Burrowing into Books, Anthony Trollope "The Small House at Allington"
Sydney M. Williams
swtotd.blogspot.com
Burrowing into Books
Reviews of Selective Readings
January 29, 2017
“The Small House at Allington”
Anthony Trollope
“The squires of
Allington had been squires of Allington since squires,
such as squires are now, were first
known in England.”
Anthony
Trollope (1815-1882)
The
Small House at Allington, 1864
If one wants facts, read
non-fiction. If one wants to understand character, read fiction. Novels allow
authors to explore emotions and responses, unencumbered by historical events or
bothersome statistics. This was especially true before the advent of movies or television.
Mythology, stories from the Bible and Shakespeare provide examples of fictional
character traits we recognize in everyday relationships, as do 19th
Century novelists like Trollope, Dickens, Eliot, Austen, Hardy and the Bronte
sisters.
Male-female relations have been fodder for novels since books were
first written. “None but the most
heartless of women know the extent of their power over men,” wrote Trollope
in The Small House at Allington,” – as
none but the most heartless of men know the extent of their power over women.”
This story is one of triangulated and unrequited love – that of Lily Dale, one
of Trollope’s most enduring (and endearing) creations, for Adolphus Crosbie,
and of Johnny Eames for Lily Dale. Lily, who is the heroine of the story, lives
with her widowed mother and elder sister Bell in the “Small House” as guests of
her brother-in-law, the Squire of Allington, who owns the Big House. The late
critic Stephen Wall said of Lily, that while she is “instantly recognizable, she remains a mystery.” Trollope thrived on
the complexities of people and relationships. Among the best-known episodes in
the book is the walk in the moonlight, where Lily first realizes her love for
Crosbie. The reader, however, gets a harbinger of things to come: To Lily, moonlight
and poetry represented romance; to Crosbie, they were nonsense.

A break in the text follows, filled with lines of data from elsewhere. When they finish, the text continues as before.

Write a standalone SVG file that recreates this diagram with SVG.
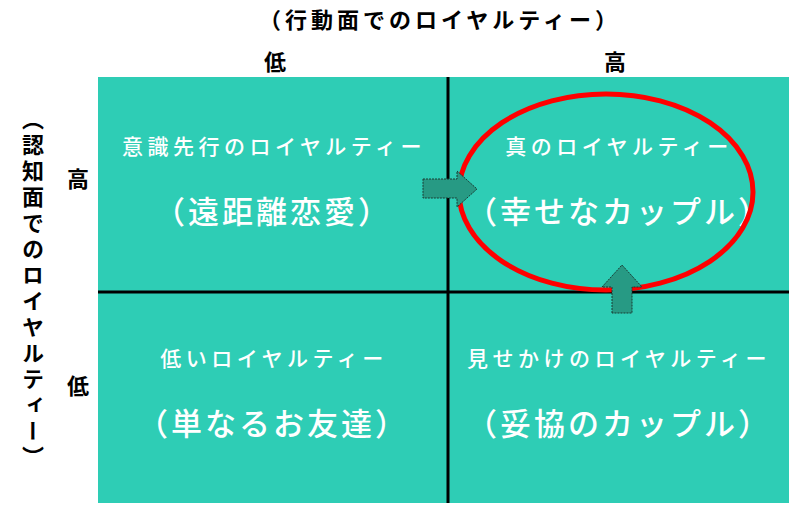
<svg xmlns="http://www.w3.org/2000/svg" width="800" height="509" viewBox="0 0 800 509">
<style>
text{font-family:"Noto Sans CJK JP","Noto Sans",sans-serif;text-anchor:middle;font-weight:bold}
.ax{font-size:22px;fill:#000;letter-spacing:4px}
.s{font-size:21px;fill:#fff;letter-spacing:4.5px;font-weight:500}
.b{font-size:31px;fill:#fff;letter-spacing:3px;font-weight:500}
.arr{fill:#279a84;stroke:#1a3a33;stroke-width:1;stroke-dasharray:2 1}
</style>
<rect width="800" height="509" fill="#fff"/>
<g id="grid">
<rect x="98" y="77" width="691" height="426" fill="#2ecdb5"/>
<line x1="448" y1="77" x2="448" y2="503" stroke="#000" stroke-width="3"/>
<line x1="98" y1="292" x2="789" y2="292" stroke="#000" stroke-width="3"/>
</g>
<g id="axes">
<text class="ax" x="440" y="28">（行動面でのロイヤルティー）</text>
<text class="ax" x="277" y="70">低</text>
<text class="ax" x="617" y="70">高</text>
<text class="ax" x="80" y="187">高</text>
<text class="ax" x="80" y="394">低</text>
<text class="ax" x="33" y="290" style="writing-mode:vertical-rl;text-anchor:middle">（認知面でのロイヤルティー）</text>
</g>
<g id="q1"><text class="s" x="274" y="154">意識先行のロイヤルティー</text><text class="b" x="273" y="223">（遠距離恋愛）</text></g>
<g id="q2"><text class="s" x="619" y="154">真のロイヤルティー</text><text class="b" x="619" y="223">（幸せなカップル）</text></g>
<g id="q3"><text class="s" x="274" y="366">低いロイヤルティー</text><text class="b" x="273" y="435">（単なるお友達）</text></g>
<g id="q4"><text class="s" x="619" y="366">見せかけのロイヤルティー</text><text class="b" x="619" y="435">（妥協のカップル）</text></g>
<g id="ellipse"><ellipse cx="606" cy="192" rx="147" ry="98" fill="none" stroke="#f00" stroke-width="5"/></g>
<g id="connectors">
<polygon class="arr" points="423,179 457,179 457,171 477,189 457,207 457,198 423,198"/>
<polygon class="arr" points="612,313 612,287 602,287 622,265 642,287 632,287 632,313"/>
</g>
</svg>
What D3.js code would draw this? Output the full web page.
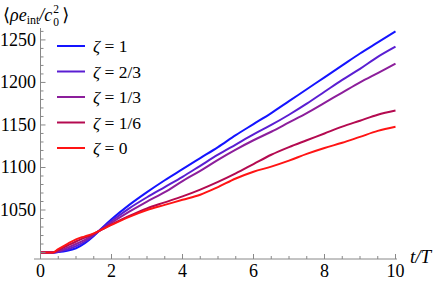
<!DOCTYPE html>
<html><head><meta charset="utf-8">
<script src="https://cdn.jsdelivr.net/npm/d3@7/dist/d3.min.js"></script>
<style>body{margin:0;background:#fff}svg{display:block}svg text{font-family:"Liberation Serif","Times New Roman",Tinos,"DejaVu Serif","Noto Serif",serif}</style>
</head><body><svg id="c" width="436" height="281"></svg>
<script>
const tValues = [0,0.25,0.35,0.5,0.75,1,1.25,1.5,1.75,2,2.5,3,3.5,4,4.5,5,5.5,6,6.5,7,7.5,8,8.5,9,9.5,10];
const zeta1   = [1000,1000,1000,1000.5,1002,1005,1011,1019.5,1029.5,1039,1056,1071,1085,1098,1111,1124,1138,1151,1164,1178,1192,1206,1220,1234,1247,1260];
const zeta23  = [1000,1000,1000,1001,1003.5,1007.5,1013,1020.5,1029,1037,1052,1065,1077,1089,1102,1115,1127,1139,1150,1162,1175,1189,1203,1216,1230,1242];
const zeta13  = [1000,1000,1000,1001.5,1005.5,1010,1015,1021,1028,1035,1048,1060,1071,1084,1096,1109,1121,1132,1142,1153,1164,1176,1188,1200,1211,1222];
const zeta16  = [1000,1000,1000,1003,1008,1013,1017.5,1022,1027.5,1033,1043,1052,1059,1066,1074,1083,1093,1104,1115,1124,1132,1140,1148,1155,1162,1167];
const zeta0   = [1000,1000,1000,1004,1010,1015.5,1019,1022.5,1027.5,1032.5,1042,1050,1056,1062,1068,1077,1087,1095,1101,1108,1116,1123,1129,1136,1143,1148];
const seriesLabels = ["1","2/3","1/3","1/6","0"];
const seriesColors = ["#1414ff","#5a1ed2","#8c1e9b","#b40a50","#ff1414"];
const xTicks = [0,2,4,6,8,10];
const yTicks = [1050,1100,1150,1200,1250];

const allSeries = [zeta1,zeta23,zeta13,zeta16,zeta0];
const svg = d3.select("#c");
const x = d3.scaleLinear().domain([0,10]).range([40.5,395.5]);
const y = d3.scaleLinear().domain([992.4,1264]).range([259,28]);
const axisColor = "#888";

const line = d3.line().x((d,i)=>x(tValues[i])).y(d=>y(d)).curve(d3.curveMonotoneX);
const gLines = svg.append("g");
allSeries.forEach((s,i)=>{
  gLines.append("path").attr("d",line(s)).attr("fill","none")
    .attr("stroke",seriesColors[i]).attr("stroke-width",2).attr("stroke-linejoin","round");
});

// axes
const ax = svg.append("g");
ax.append("line").attr("x1",34).attr("x2",397).attr("y1",259).attr("y2",259).attr("stroke",axisColor).attr("stroke-width",1);
ax.append("line").attr("x1",40.5).attr("x2",40.5).attr("y1",259).attr("y2",28).attr("stroke",axisColor).attr("stroke-width",1);
d3.range(0,10.01,0.5).forEach(v=>{
  const major = Math.abs(v-Math.round(v/2)*2)<1e-6;
  ax.append("line").attr("x1",x(v)).attr("x2",x(v)).attr("y1",259).attr("y2",259-(major?5:3)).attr("stroke",axisColor);
});
d3.range(1000,1261,10).forEach(v=>{
  const major = v%50===0;
  ax.append("line").attr("x1",40.5).attr("x2",40.5+(major?5:3)).attr("y1",y(v)).attr("y2",y(v)).attr("stroke",axisColor);
});
xTicks.forEach(v=>{
  ax.append("text").attr("x",x(v)).attr("y",277).attr("text-anchor","middle").attr("font-size",18).text(d3.format("d")(v));
});
yTicks.forEach(v=>{
  ax.append("text").attr("x",36).attr("y",y(v)+6).attr("text-anchor","end").attr("font-size",18).text(d3.format("d")(v));
});

// axis labels
svg.append("text").attr("x",410).attr("y",263).attr("font-size",19).attr("font-style","italic").text("t/T");
const yl = svg.append("text").attr("x",3).attr("y",21).attr("font-size",18);
yl.append("tspan").text("⟨");
yl.append("tspan").attr("font-style","italic").text("ρe");
yl.append("tspan").attr("font-size",12).attr("dy",3).text("int");
yl.append("tspan").attr("dy",-3).attr("font-style","italic").text("/c");
const endX = 3 + yl.node().getComputedTextLength() + 1;
svg.append("text").attr("x",endX).attr("y",26).attr("font-size",11.5).text("0");
svg.append("text").attr("x",endX).attr("y",12.5).attr("font-size",11.5).text("2");
svg.append("text").attr("x",endX+9).attr("y",21).attr("font-size",18).text("⟩");

// legend
const lg = svg.append("g");
seriesLabels.forEach((lab,i)=>{
  const yy = 46 + i*25.5;
  lg.append("line").attr("x1",57).attr("x2",85).attr("y1",yy).attr("y2",yy).attr("stroke",seriesColors[i]).attr("stroke-width",2);
  const t = lg.append("text").attr("x",93).attr("y",yy+6).attr("font-size",17.5);
  t.append("tspan").attr("font-style","italic").text("ζ");
  t.append("tspan").text(" = "+lab);
});
</script></body></html>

Having been jilted, Lily Dale might today be considered a victim of false
promises, thus a candidate for #MeToo. Maybe she would have marched, but I
suspect she was too independent. Romances do not always have story-book endings,
which Trollope understood. Crosbie, though older, is weak and immature – “a swell,” as Lily described him. She is young,
pretty, smart, and headstrong. She knows her mind, but loses her heart. The
reader understands, even though Lily does not, that she is better off without
him.
At 600-plus pages, with multiple characters and plots, the story is too
complex to summarize. In part, the reader is left unsettled: why, for example,
did Lily not reciprocate Johnny Eames’ love? After all, in the story he stops
being a “hobbledehoy and enters manhood.”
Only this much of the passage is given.